Auricher Regentenporträts: Ständesaal der Ostfriesischen Landschaft – Auricher Schloss
„Das Sonnenkind des Hauses Cirksena“ (Reimers) war ein gutmütiger Bursche von stattlichem Aussehen. Er war ein Mann, der lieber nachgab als zu streiten, ostfriesisch sparsam aber nicht dickköpfig. Der posthum geborene Christian Eberhard wurde als einziger Sohn von seiner Mutter, der Fürstin Christine Charlotte, umhegt und umsorgt, bis er mit zehn Jahren ins Ausland zur Erziehung geschickt wurde. Der junge Mann reiste über die Niederlande nach Piemont und Frankreich, nach 1681 nach Italien und Österreich. Christian Eberhard ist bis auf den Vesuv gekommen, er hat die Königin Christine von Schweden in Rom besucht und dem Sonnenkönig Ludwig XIV. in Paris seine Referenz erwiesen.
Bildungsschätze hat er dabei nicht eingesammelt. Was ihn innerlich rührte, das war der schwäbische Pietismus, dessen Übergreifen auf Ostfriesland er gefördert hat. Gehorsam heiratete Christian Eberhard die ihm von der Mutter verschriebene Braut, und ebenso folgsam trat er erst 1690 die Regierung in Aurich an, was die der alten Fürstin feindlich gesinnten ostfriesischen Landstände seit langem gefordert hatten. Mit ihnen traf Christian Eberhard dann 1693 in Hannover und 1698 in Aurich Vergleiche, in welchen er Positionen, die seine Mutter gehalten hatte, aufgab. 1699 besuchte der junge Fürst dann demonstrativ Emden und ward herzlich aufgenommen.

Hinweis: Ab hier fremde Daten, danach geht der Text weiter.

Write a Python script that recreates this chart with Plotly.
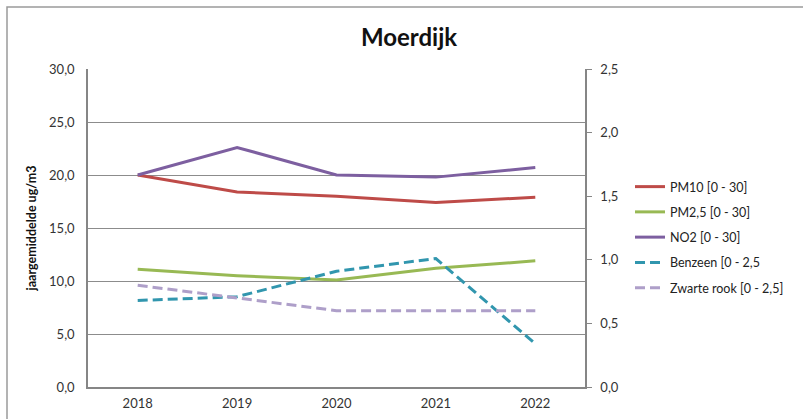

Diese Politik einer gegenseitigen Respektierung haben Landesherr und Landstände beibehalten. Christian Eberhard versuchte, im Geiste des Pietismus ein treusorgender Hausvater seiner Untertanen zu sein. Ein Regen an Verordnungen fiel auf Ostfriesland, von der Sonntagsheiligung angefangen bis zum Verbot der Völlerei am Anfang der Fastenzeit. Seinem Naturell entsprechend war der Fürst tolerant: Die von seiner Mutter begonnene Zulassung von Reformierten neben Lutheranern nahm zu.
Der seit 1682 im Land stehenden kurbrandenburgischen Drohung versuchte Christian Eberhard mit einer Erbverbrüderung mit dem Herzog Ernst August zu Braunschweig und Lüneburg in Hannover zu begegnen. Dieser versprach dem Hause Cirksena im Fall des Aussterbens seiner Nachkommen die erbliche Nachfolge in den Grafschaften Hoya und Diepholz. Der Vertrag ist infolge der nicht eingeholten kaiserlichen Zustimmung nicht in Kraft getreten, anders als die 1694 erteilte kaiserliche Anwartschaft auf die Grafschaft Ostfriesland für den Kurfürsten Friedrich III. von Brandenburg, die 1744 zur preußischen Besitznahme führte. Die seit einigen Generationen latente Dekadenz in der Cirksena-Familie raffte auch Christian Eberhard zu früh aus dem Leben. Der Norder- und der Süder-Christian-Eberhard-Polder im Reiderland erinnern noch heute an ihn.